Dereferencing a 2D host array + memcpy to device

Hi there,

I am trying sth simple like

int array_h[5][5];

for(int i=0;i<5;i++){
    cudaMemcpy(array_d, array_h[i], 5*sizeof(int), cudaMemcpyHostToDevice);

The device array is a simple 1D array, how do I dereference array_h correctly in cudamemcpy ???


You have to allocate array_d on the gpu with cudamalloc. Also your loop is just overwriting the array_d.

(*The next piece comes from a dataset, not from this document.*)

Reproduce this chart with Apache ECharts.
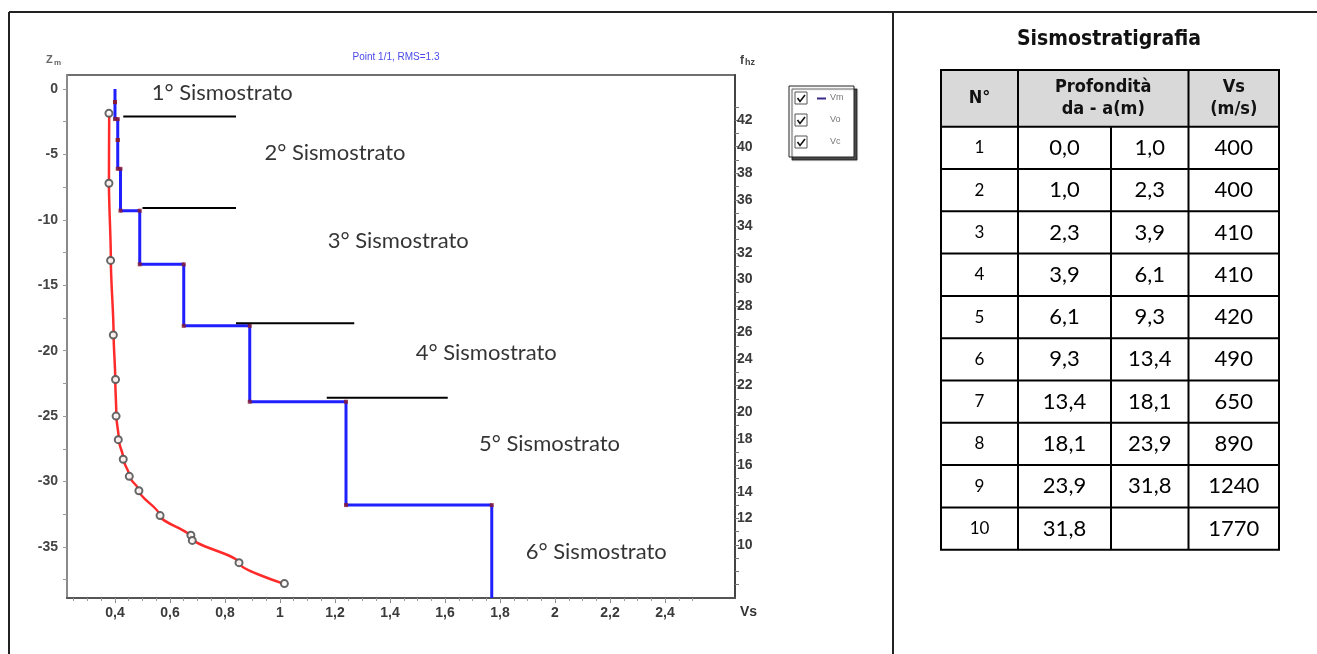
<!DOCTYPE html>
<html>
<head>
<meta charset="utf-8">
<script src="https://cdn.jsdelivr.net/npm/echarts@6/dist/echarts.min.js"></script>
<style>
html, body { margin: 0; padding: 0; background: #fff; }
#chart { width: 1317px; height: 654px; }
</style>
</head>
<body>
<div id="chart"></div>
<script>
// sismostratigrafia table: depth from/to (m), Vs (m/s)
var layerNo   = [1, 2, 3, 4, 5, 6, 7, 8, 9, 10];
var depthFrom = [0.0, 1.0, 2.3, 3.9, 6.1, 9.3, 13.4, 18.1, 23.9, 31.8];
var depthTo   = [1.0, 2.3, 3.9, 6.1, 9.3, 13.4, 18.1, 23.9, 31.8, null];
var vsLayer   = [400, 400, 410, 410, 420, 490, 650, 890, 1240, 1770];

// observed points (Vo) - Vs in km/s, depth in m
var obsVs    = [0.378, 0.378, 0.384, 0.394, 0.402, 0.404, 0.412, 0.430, 0.452, 0.487, 0.564, 0.676, 0.681, 0.851, 1.016];
var obsDepth = [1.86, 7.2, 13.1, 18.8, 22.2, 25.0, 26.8, 28.3, 29.6, 30.7, 32.6, 34.1, 34.5, 36.2, 37.8];

// calculated curve (Vc)
var calcVs    = [0.379, 0.378, 0.385, 0.395, 0.401, 0.405, 0.414, 0.431, 0.453, 0.488, 0.563, 0.679, 0.850, 1.012];
var calcDepth = [1.86, 7.2, 13.1, 18.8, 22.2, 25.0, 26.8, 28.3, 29.6, 30.7, 32.6, 34.3, 36.2, 37.8];

// hand drawn boundary lines: depth, Vs start, Vs end
var bndDepth = [2.1, 9.1, 17.9, 23.6];
var bndFrom  = [0.43, 0.50, 0.84, 1.17];
var bndTo    = [0.84, 0.84, 1.27, 1.61];

// strata labels
var strataNames = ['1° Sismostrato', '2° Sismostrato', '3° Sismostrato', '4° Sismostrato', '5° Sismostrato', '6° Sismostrato'];
var strataVs    = [0.79, 1.20, 1.43, 1.75, 1.98, 2.15];
var strataDepth = [0.3, 4.9, 11.6, 20.2, 27.1, 35.4];

// axes
var xMin = 0.2255, xMax = 2.6545;
var yMin = -38.9, yMax = 1.07;
var fMin = 6, fMax = 45.4;
var xLabels = [0.4, 0.6, 0.8, 1, 1.2, 1.4, 1.6, 1.8, 2, 2.2, 2.4];
var yLabels = [0, -5, -10, -15, -20, -25, -30, -35];
var fLabels = [10, 12, 14, 16, 18, 20, 22, 24, 26, 28, 30, 32, 34, 36, 38, 40, 42];

var xMinor = [], yMinor = [], fMinor = [];
for (var i = 5; i <= 50; i++) xMinor.push(i * 0.05);
for (var i = 0; i <= 15; i++) yMinor.push(-i * 2.5);
for (var i = 7; i <= 43; i++) fMinor.push(i);

// blue step profile
var vmData = [], vmDots = [];
for (var i = 0; i < vsLayer.length; i++) {
  var v = vsLayer[i] / 1000;
  vmData.push([v, -depthFrom[i]]);
  vmData.push([v, depthTo[i] == null ? yMin : -depthTo[i]]);
  if (depthTo[i] != null) {
    vmDots.push([v, -depthTo[i]]);
    vmDots.push([vsLayer[i + 1] / 1000, -depthTo[i]]);
  }
}

var obsData = obsVs.map(function (v, i) { return [v, -obsDepth[i]]; });
var calcData = calcVs.map(function (v, i) { return [v, -calcDepth[i]]; });
var strataData = strataNames.map(function (n, i) { return { name: n, value: [strataVs[i], -strataDepth[i]] }; });

var series = [
  { name: 'Vc', type: 'line', data: calcData, smooth: 0.3, smoothMonotone: 'y', showSymbol: false,
    lineStyle: { color: '#ff2a2a', width: 2.5 }, z: 3 },
  { name: 'Vo', type: 'scatter', data: obsData, symbol: 'emptyCircle', symbolSize: 7,
    itemStyle: { color: '#555', borderWidth: 1.2, opacity: 0.9 }, z: 4 },
  { name: 'Vm', type: 'line', data: vmData, showSymbol: false,
    lineStyle: { color: '#2020ff', width: 3 }, z: 5 },
  { name: 'VmDots', type: 'scatter', data: vmDots, symbol: 'rect', symbolSize: 4,
    itemStyle: { color: '#8b1a2a' }, z: 6 },
  { name: 'strata', type: 'scatter', data: strataData, symbolSize: 0,
    label: { show: true, position: 'inside', formatter: '{b}', color: '#000',
      fontFamily: 'Lato', fontSize: 22 }, z: 8 }
];
bndDepth.forEach(function (d, i) {
  series.push({ type: 'line', data: [[bndFrom[i], -d], [bndTo[i], -d]], showSymbol: false,
    lineStyle: { color: '#000', width: 2 }, z: 7 });
});

function fmtNum(v) { return String(Math.round(v * 10) / 10).replace('.', ','); }
function fmt1(v) { var s = fmtNum(v); return s.indexOf(',') < 0 ? s + ',0' : s; }

// table graphic
var T = { cols: [941, 1018, 1111, 1188.5, 1279], top: 70, headB: 126.7, rowH: 42.3 };
var tableBottom = T.headB + T.rowH * layerNo.length;
var g = [];
g.push({ type: 'rect', shape: { x: T.cols[0], y: T.top, width: T.cols[4] - T.cols[0], height: T.headB - T.top },
  style: { fill: '#d9d9d9' } });
var hl = [T.top, T.headB];
for (var r = 1; r <= layerNo.length; r++) hl.push(T.headB + r * T.rowH);
hl.forEach(function (y) {
  g.push({ type: 'line', shape: { x1: T.cols[0] - 1, y1: y, x2: T.cols[4] + 1, y2: y }, style: { stroke: '#000', lineWidth: 2 } });
});
[0, 1, 3, 4].forEach(function (c) {
  g.push({ type: 'line', shape: { x1: T.cols[c], y1: T.top, x2: T.cols[c], y2: tableBottom }, style: { stroke: '#000', lineWidth: 2 } });
});
g.push({ type: 'line', shape: { x1: T.cols[2], y1: T.headB, x2: T.cols[2], y2: tableBottom }, style: { stroke: '#000', lineWidth: 2 } });

var headFont = 'bold 18px "Liberation Sans Narrow", "DejaVu Sans Condensed", sans-serif';
function txt(s, x, y, font, fill) {
  return { type: 'text', style: { text: s, x: x, y: y, align: 'center', verticalAlign: 'middle', font: font, fill: fill || '#111' } };
}
g.push(txt('Sismostratigrafia', 1109, 40, 'bold 21px "Liberation Sans Narrow", "DejaVu Sans Condensed", sans-serif'));
g.push(txt('N°', (T.cols[0] + T.cols[1]) / 2, 98, headFont));
g.push(txt('Profondità', (T.cols[1] + T.cols[3]) / 2, 87, headFont));
g.push(txt('da - a(m)', (T.cols[1] + T.cols[3]) / 2, 109, headFont));
g.push(txt('Vs', (T.cols[3] + T.cols[4]) / 2, 87, headFont));
g.push(txt('(m/s)', (T.cols[3] + T.cols[4]) / 2, 109, headFont));
var cellFont = '22px Lato, sans-serif';
layerNo.forEach(function (n, i) {
  var cy = T.headB + (i + 0.5) * T.rowH;
  g.push(txt(String(n), (T.cols[0] + T.cols[1]) / 2, cy, '17px Lato, sans-serif', '#000'));
  g.push(txt(fmt1(depthFrom[i]), (T.cols[1] + T.cols[2]) / 2, cy, cellFont, '#000'));
  if (depthTo[i] != null) g.push(txt(fmt1(depthTo[i]), (T.cols[2] + T.cols[3]) / 2, cy, cellFont, '#000'));
  g.push(txt(String(vsLayer[i]), (T.cols[3] + T.cols[4]) / 2, cy, cellFont, '#000'));
});

// frame lines
g.push({ type: 'line', shape: { x1: 9, y1: 12, x2: 1317, y2: 12 }, style: { stroke: '#222', lineWidth: 2 } });
g.push({ type: 'line', shape: { x1: 9, y1: 12, x2: 9, y2: 654 }, style: { stroke: '#222', lineWidth: 2 } });
g.push({ type: 'line', shape: { x1: 893, y1: 12, x2: 893, y2: 654 }, style: { stroke: '#222', lineWidth: 2 } });

// chart captions
g.push({ type: 'text', style: { text: 'Z', x: 46, y: 60, font: 'bold 11px "Liberation Sans", sans-serif', fill: '#666', verticalAlign: 'middle' } });
g.push({ type: 'text', style: { text: 'm', x: 54, y: 63, font: 'bold 8px "Liberation Sans", sans-serif', fill: '#666', verticalAlign: 'middle' } });
g.push({ type: 'text', style: { text: 'Point 1/1, RMS=1.3', x: 396, y: 57, align: 'center', font: '10px "Liberation Sans", sans-serif', fill: '#4a4ae8', verticalAlign: 'middle' } });
g.push({ type: 'text', style: { text: 'f', x: 740, y: 61, font: 'bold 12px "Liberation Sans", sans-serif', fill: '#444', verticalAlign: 'middle' } });
g.push({ type: 'text', style: { text: 'hz', x: 745, y: 63, font: 'bold 9px "Liberation Sans", sans-serif', fill: '#444', verticalAlign: 'middle' } });
g.push({ type: 'text', style: { text: 'Vs', x: 740, y: 612, font: 'bold 14px "Liberation Sans", sans-serif', fill: '#333', verticalAlign: 'middle' } });

// legend box
g.push({ type: 'rect', shape: { x: 789, y: 86, width: 65, height: 71 },
  style: { fill: '#fff', stroke: '#222', lineWidth: 1, shadowColor: 'rgba(0,0,0,0.7)', shadowOffsetX: 3, shadowOffsetY: 3, shadowBlur: 1 } });
['Vm', 'Vo', 'Vc'].forEach(function (n, i) {
  var by = 92 + i * 22;
  g.push({ type: 'rect', shape: { x: 795, y: by, width: 12, height: 12 }, style: { fill: '#fff', stroke: '#555', lineWidth: 1 } });
  g.push({ type: 'polyline', shape: { points: [[797.5, by + 6], [800, by + 9.5], [805, by + 3]] }, style: { stroke: '#111', lineWidth: 1.6, fill: null } });
  g.push({ type: 'text', style: { text: n, x: 830, y: by + 6, font: '9px "Liberation Sans", sans-serif', fill: '#777', verticalAlign: 'middle' } });
});
g.push({ type: 'line', shape: { x1: 817, y1: 98.5, x2: 826, y2: 98.5 }, style: { stroke: '#3a2a8a', lineWidth: 2 } });

var axisFont = { fontFamily: 'Liberation Sans', fontWeight: 'bold', fontSize: 14, color: '#3a3a3a' };

var option = {
  animation: false,
  backgroundColor: '#fff',
  grid: { left: 67, top: 75, width: 668, height: 523, show: true, borderColor: '#707070', borderWidth: 2 },
  xAxis: [
    { type: 'value', min: xMin, max: xMax, splitLine: { show: false },
      axisLine: { onZero: false, lineStyle: { color: '#555', width: 2 } },
      axisTick: { customValues: xLabels, length: 5, lineStyle: { color: '#888' } },
      axisLabel: Object.assign({ customValues: xLabels, margin: 8, formatter: fmtNum }, axisFont) },
    { type: 'value', min: xMin, max: xMax, position: 'bottom', splitLine: { show: false },
      axisLine: { show: false, onZero: false },
      axisTick: { customValues: xMinor, length: 3, lineStyle: { color: '#999' } },
      axisLabel: { show: false } }
  ],
  yAxis: [
    { type: 'value', min: yMin, max: yMax, splitLine: { show: false },
      axisLine: { onZero: false, lineStyle: { color: '#8a8a8a', width: 2 } },
      axisTick: { customValues: yMinor, length: 4, lineStyle: { color: '#999' } },
      axisLabel: Object.assign({ customValues: yLabels, margin: 9, color: '#444' }, { fontFamily: 'Liberation Sans', fontWeight: 'bold', fontSize: 14 }) },
    { type: 'value', min: fMin, max: fMax, position: 'right', splitLine: { show: false },
      axisLine: { show: true, onZero: false, lineStyle: { color: '#444', width: 2 } },
      axisTick: { customValues: fMinor, length: 4, lineStyle: { color: '#777' } },
      axisLabel: Object.assign({ customValues: fLabels, margin: 2 }, axisFont) }
  ],
  series: series,
  graphic: g
};

var chart = echarts.init(document.getElementById('chart'));
chart.setOption(option);
</script>
</body>
</html>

I’ve noted this a few times, but most of the time it is more efficient to flatten any 2 or 3D arrays to 1D – see for example:


thanks for the replies. All the mallocs have been implemented already. I don’t want the 2D structure on the device, think about it as an iterrative process on the host where array represents the iterration and the array_h second dimension will contain different values for array_d, I am basically only updating the already existing array on the device. The host structure controlls the updates

You need to activate from driver the UVA. This makes a unique space for all pointers. When you use UVA you can dereference.
Something to start from

Unless you have some specific reason, you should keep everything is needed on the gpu. If some data is used very often and it’s in the host memory it will be slow. If the array is too large for the gpu memory but it is accessed often, you can copy chunks over and over an overlap with computation on gpu.